Il direttore dell'Unione Nazionale Produttori Patate italiana (UNAPA), Fausto Bosca, ha sottolineato che i produttori continuano a credere e a investire nella patata nonostante a livello comunitario questo sia considerato un prodotto di seconda classe.



"La Politica Agricola Comune – ha aggiunto Bosca – ha previsto appositi strumenti di difesa del reddito dei produttori, da adottare nei momenti di squilibrio tra domanda e offerta, per tutte le produzioni tranne che per le patate. Una lacuna a cui hanno cercato di ovviare i singoli Stati membri intervenendo con risorse proprie che hanno permesso di siglare importanti accordi interprofessionali. Ma dal 2011 anche questa strada è stata abbandonata, in quanto la UE ha decretato che i Paesi dell'Unione non potevano più destinare risorse a tale scopo. A questo punto, quando il mercato non assorbe il prodotto e i prezzi diminuiscono rapidamente e sensibilmente, il settore si trova completamente sprovvisto di strumenti in grado di salvaguardare il reddito dei produttori".

In questa situazione, diventa naturale chiedersi se c'è ancora un futuro per la pataticoltura in Italia. A tale proposito, Bosca ritiene che il nostro Paese possieda interessanti peculiarità che inducono all'ottimismo.

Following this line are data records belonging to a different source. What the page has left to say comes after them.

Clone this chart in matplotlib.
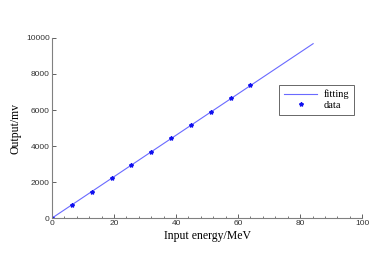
import matplotlib
matplotlib.use("Agg")
import matplotlib.pyplot as plt
from matplotlib.ticker import MultipleLocator

# measured points (input energy in MeV, output in mV)
energy = [0, 6.4, 12.8, 19.2, 25.6, 32.0, 38.4, 44.8, 51.2, 57.6, 64.0]
output = [0, 740, 1470, 2210, 2950, 3680, 4420, 5160, 5900, 6640, 7370]

# fitted line endpoints
fit_energy = [0, 84.2]
fit_output = [0, 9680]

fig = plt.figure(figsize=(3.82, 2.67), dpi=100)
ax = fig.add_axes([0.136, 0.183, 0.812, 0.675])

ax.plot(fit_energy, fit_output, color='#6a6aff', lw=0.8, label='fitting')
ax.plot(energy, output, ls='none', marker='*', ms=3, color='#1010ee', label='data')

ax.set_xlim(0, 100)
ax.set_ylim(0, 10000)
ax.xaxis.set_major_locator(MultipleLocator(20))
ax.xaxis.set_minor_locator(MultipleLocator(4))
ax.yaxis.set_major_locator(MultipleLocator(2000))

for s in ['top', 'right']:
    ax.spines[s].set_visible(False)
for s in ['left', 'bottom']:
    ax.spines[s].set_color('#808080')
    ax.spines[s].set_linewidth(0.8)

ax.tick_params(axis='both', which='both', direction='in', color='#606060',
               labelsize=6, labelcolor='#333333', pad=1.5)
ax.tick_params(which='major', length=3, width=0.7)
ax.tick_params(which='minor', length=1.8, width=0.6)
for lab in ax.get_xticklabels() + ax.get_yticklabels():
    lab.set_family('Liberation Sans')

ax.set_xlabel('Input energy/MeV', family='Liberation Serif', fontsize=8.5, labelpad=2)
ax.set_ylabel('Output/mv', family='Liberation Serif', fontsize=8.5, labelpad=3)

leg = ax.legend(loc='upper left', bbox_to_anchor=(0.733, 0.74),
                prop={'family': 'Liberation Serif', 'size': 7.5},
                frameon=True, fancybox=False, handlelength=3.2,
                borderpad=0.45, labelspacing=0.15, handletextpad=0.6,
                borderaxespad=0)
leg.get_frame().set_edgecolor('#404040')
leg.get_frame().set_linewidth(0.7)

fig.savefig('out.png', dpi=100)
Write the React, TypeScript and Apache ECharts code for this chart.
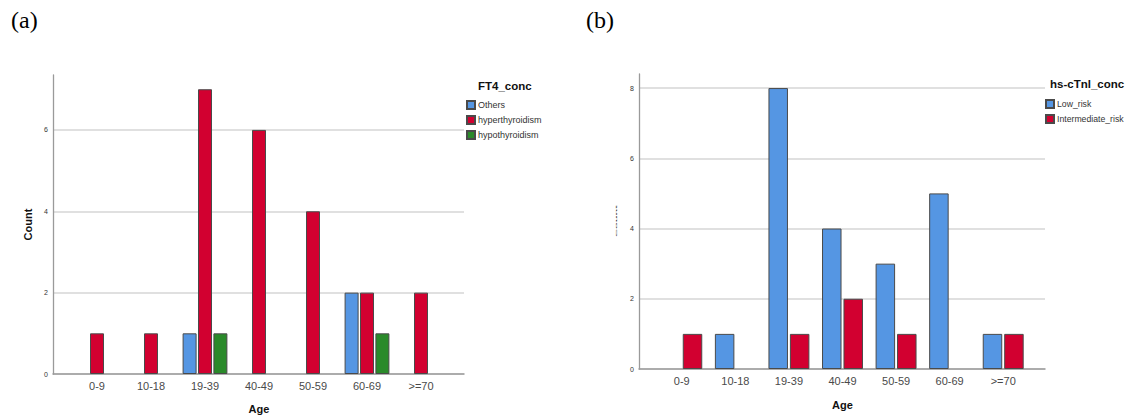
import React, { useEffect, useRef } from "react";
import * as echarts from "echarts";

const ageGroups = ["0-9", "10-18", "19-39", "40-49", "50-59", "60-69", ">=70"];
const ft4Others = [null, null, 1, null, null, 2, null];
const ft4Hyper = [1, 1, 7, 6, 4, 2, 2];
const ft4Hypo = [null, null, 1, null, null, 1, null];
const tnLow = [null, 1, 8, 4, 3, 5, 1];
const tnInter = [1, null, 1, 2, 1, null, 1];
const leftTicks = [0, 2, 4, 6];
const rightTicks = [0, 2, 4, 6, 8];

const BLUE = "#5596e3";
const RED = "#d20030";
const GREEN = "#2a8a2a";
const BORDER = "#4a4a4a";
const SANS = "Liberation Sans, Arial, sans-serif";

export default function App() {
  const ref = useRef<HTMLDivElement>(null);
  useEffect(() => {
    if (!ref.current) return;
    const chart = echarts.init(ref.current, null, { renderer: "svg" });
    const yFrame = (gi: number, max: number, ticks: number[], withName: boolean) => ({
      gridIndex: gi,
      type: "value",
      min: 0,
      max,
      name: withName ? "Count" : "",
      nameLocation: "middle",
      nameGap: 20,
      nameRotate: 90,
      nameTextStyle: { fontFamily: SANS, fontSize: 11, fontWeight: "bold", color: "#111" },
      axisLine: { show: true, onZero: false, lineStyle: { color: "#9a9a9a", width: 1.3 } },
      axisTick: { show: false, customValues: ticks },
      axisLabel: { customValues: ticks, fontFamily: SANS, fontSize: 7, color: "#333", margin: 5 },
      splitLine: { show: true, lineStyle: { color: "#d6d6d6", width: 1.5 } },
    });
    const yHidden = (gi: number, max: number) => ({
      gridIndex: gi,
      type: "value",
      min: 0,
      max,
      show: false,
      splitLine: { show: false },
    });
    const xFrame = (gi: number) => ({
      gridIndex: gi,
      type: "value",
      min: 0,
      max: 1,
      axisLine: { show: true, onZero: false, lineStyle: { color: "#9a9a9a", width: 1.5 } },
      axisTick: { show: false },
      axisLabel: { show: false },
      splitLine: { show: false },
    });
    const xCat = (gi: number, gap: number) => ({
      gridIndex: gi,
      type: "category",
      data: ageGroups,
      name: "Age",
      nameLocation: "middle",
      nameGap: gap,
      nameTextStyle: { fontFamily: SANS, fontSize: 11, fontWeight: "bold", color: "#111" },
      axisLine: { show: false },
      axisTick: { show: false },
      axisLabel: { fontFamily: SANS, fontSize: 11, color: "#4a4a4a", margin: 6 },
      splitLine: { show: false },
    });
    const barStyle = (c: string) => ({ color: c, borderColor: BORDER, borderWidth: 1 });
    const leftMax = 7.35;
    const rightMax = 8.4;
    const gridBase = { outerBoundsMode: "none", containLabel: false };
    chart.setOption({
      animation: false,
      backgroundColor: "#ffffff",
      title: [
        { text: "(a)", left: 11, top: 8, padding: 0, textStyle: { fontFamily: "Liberation Serif", fontSize: 24, fontWeight: "normal", color: "#000" } },
        { text: "(b)", left: 586, top: 8, padding: 0, textStyle: { fontFamily: "Liberation Serif", fontSize: 24, fontWeight: "normal", color: "#000" } },
        { text: "FT4_conc", left: 478, top: 80, padding: 0, textStyle: { fontFamily: SANS, fontSize: 11.5, fontWeight: "bold", color: "#111" } },
        { text: "hs-cTnl_conc", left: 1050, top: 78, padding: 0, textStyle: { fontFamily: SANS, fontSize: 11.5, fontWeight: "bold", color: "#111" } },
      ],
      legend: [
        {
          data: ["Others", "hyperthyroidism", "hypothyroidism"],
          orient: "vertical",
          left: 466,
          top: 100,
          padding: 0,
          itemWidth: 8,
          itemHeight: 8,
          itemGap: 5,
          icon: "rect",
          selectedMode: false,
          textStyle: { fontFamily: SANS, fontSize: 9, color: "#333", padding: [0, 0, 0, -2] },
        },
        {
          data: ["Low_risk", "Intermediate_risk"],
          orient: "vertical",
          left: 1045,
          top: 99,
          padding: 0,
          itemWidth: 8,
          itemHeight: 8,
          itemGap: 5,
          icon: "rect",
          selectedMode: false,
          textStyle: { fontFamily: SANS, fontSize: 8.7, color: "#333", padding: [0, 0, 0, -2] },
        },
      ],
      grid: [
        { ...gridBase, left: 53, top: 75, width: 411, height: 299 },
        { ...gridBase, left: 70, top: 75, width: 378, height: 299 },
        { ...gridBase, left: 639, top: 74, width: 406, height: 295 },
        { ...gridBase, left: 655, top: 74, width: 375, height: 295 },
      ],
      xAxis: [xFrame(0), xCat(1, 29), xFrame(2), xCat(3, 30)],
      yAxis: [yFrame(0, leftMax, leftTicks, true), yHidden(1, leftMax), yFrame(2, rightMax, rightTicks, false), yHidden(3, rightMax)],
      graphic: [
        {
          type: "text",
          x: 617,
          y: 221,
          rotation: Math.PI / 2,
          scaleY: 0.14,
          style: { text: "Count", font: "bold 11px Liberation Sans", fill: "#333", align: "center", verticalAlign: "middle" },
        },
      ],
      series: [
        { name: "Others", type: "bar", xAxisIndex: 1, yAxisIndex: 1, data: ft4Others, barWidth: 14, barGap: "10%", itemStyle: barStyle(BLUE) },
        { name: "hyperthyroidism", type: "bar", xAxisIndex: 1, yAxisIndex: 1, data: ft4Hyper, barWidth: 14, barGap: "10%", itemStyle: barStyle(RED) },
        { name: "hypothyroidism", type: "bar", xAxisIndex: 1, yAxisIndex: 1, data: ft4Hypo, barWidth: 14, barGap: "10%", itemStyle: barStyle(GREEN) },
        { name: "Low_risk", type: "bar", xAxisIndex: 3, yAxisIndex: 3, data: tnLow, barWidth: 19.5, barGap: "10%", itemStyle: barStyle(BLUE) },
        { name: "Intermediate_risk", type: "bar", xAxisIndex: 3, yAxisIndex: 3, data: tnInter, barWidth: 19.5, barGap: "10%", itemStyle: barStyle(RED) },
      ],
    });
    return () => chart.dispose();
  }, []);
  return (
    <div
      ref={ref}
      style={{ position: "fixed", left: 0, top: 0, width: 1125, height: 416, background: "#fff" }}
    />
  );
}
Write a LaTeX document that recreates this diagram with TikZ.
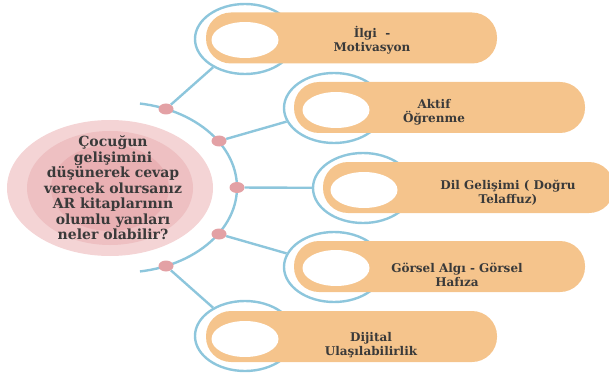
\documentclass[tikz,border=0pt]{standalone}
\usepackage{fontspec}
\setmainfont{DejaVu Serif}
\usepackage{xcolor}
\usepackage{tikz}
\usetikzlibrary{shapes.geometric, positioning}

\definecolor{linkblue}{HTML}{8DC6DC}
\definecolor{barorange}{HTML}{F5C48C}
\definecolor{knotpink}{HTML}{E3A1A5}
\definecolor{pinkA}{HTML}{F4D4D5}
\definecolor{pinkB}{HTML}{EEC0C2}
\definecolor{pinkC}{HTML}{E9B0B3}
\definecolor{txtgray}{HTML}{3A3A3A}

\begin{document}
\begin{tikzpicture}[x=1pt, y=-1pt,
  ring/.style={draw=linkblue, line width=2.4pt, ellipse, minimum width=100pt, minimum height=70pt, inner sep=0pt},
  pill/.style={fill=barorange, rectangle, rounded corners=25pt, minimum width=291pt, minimum height=51pt, inner sep=0pt},
  hole/.style={fill=white, ellipse, minimum width=67pt, minimum height=36pt, inner sep=0pt},
  knot/.style={fill=knotpink, ellipse, minimum width=15pt, minimum height=11pt, inner sep=0pt},
  link/.style={draw=linkblue, line width=2.4pt},
  lbl/.style={text=txtgray, font=\bfseries\fontsize{12}{14}\selectfont, align=center}]
\useasboundingbox (0,0) rectangle (609,374);

% question in the middle
\node[ellipse, fill=pinkA, minimum width=206pt, minimum height=136pt] (q1) at (110,188) {};
\node[ellipse, fill=pinkB, minimum width=166pt, minimum height=114pt] (q2) at (110,188) {};
\node[ellipse, fill=pinkC, minimum width=118pt, minimum height=86pt] (q3) at (110,188) {};
\node[text=txtgray, font=\bfseries\fontsize{14}{15.5}\selectfont, align=center] (quest) at (113,188)
  {Çocuğun\\gelişimini\\düşünerek cevap\\verecek olursanız\\AR kitaplarının\\olumlu yanları\\neler olabilir?};

% blue arc
\draw[link] plot[domain=-81:81, samples=60] ({122+115*cos(\x)}, {187.5+85*sin(\x)});

% answers
\node[ring] (r1) at (245,39) {};
\node[ring] (r2) at (334,108) {};
\node[ring] (r3) at (363,188) {};
\node[ring] (r4) at (334,267) {};
\node[ring] (r5) at (245,336) {};
\node[pill] (p1) at (351.5,38) {};
\node[pill] (p2) at (439.5,107.5) {};
\node[pill] (p3) at (468.5,187.5) {};
\node[pill] (p4) at (439.5,266.5) {};
\node[pill] (p5) at (351.5,336.5) {};
\node[hole] (w1) at (245,40) {};
\node[hole] (w2) at (336,110) {};
\node[hole] (w3) at (364,190) {};
\node[hole] (w4) at (336,268) {};
\node[hole] (w5) at (245,339) {};
\node[lbl] (t1) at (372,40) {İlgi~~-\\Motivasyon};
\node[lbl] (t2) at (434,112.5) {Aktif\\Öğrenme};
\node[lbl] (t3) at (508,192.5) {Dil Gelişimi ( Doğru\\Telaffuz)};
\node[lbl] (t4) at (457,275) {Görsel Algı - Görsel\\Hafıza};
\node[lbl] (t5) at (371,345) {Dijital\\Ulaşılabilirlik};

% dots on the arc
\node[knot] (k1) at (166,109) {};
\node[knot] (k2) at (219,141) {};
\node[knot] (k3) at (237,187.5) {};
\node[knot] (k4) at (219,234) {};
\node[knot] (k5) at (166,266) {};

\draw[link] (k1) -- (r1);
\draw[link] (k2) -- (r2);
\draw[link] (k3) -- (r3);
\draw[link] (k4) -- (r4);
\draw[link] (k5) -- (r5);
\end{tikzpicture}
\end{document}
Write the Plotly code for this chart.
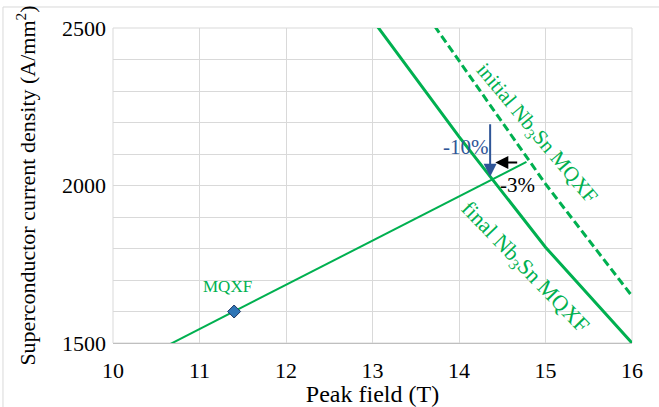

Innanzitutto, i consumatori tendono sempre di più a privilegiare l'origine del prodotto; in secondo luogo, grazie alla sua particolare conformazione ed alla diffusione della pataticoltura da Nord a Sud, l'Italia ha la prerogativa di poter garantire prodotto fresco per ben 10 mesi all'anno. Infine, per il consumatore italiano la produzione nazionale garantisce un elevato livello di sicurezza alimentare grazie alle norme decisamente più severe in vigore nel nostro Paese rispetto a quelle applicate dagli altri Stati europei.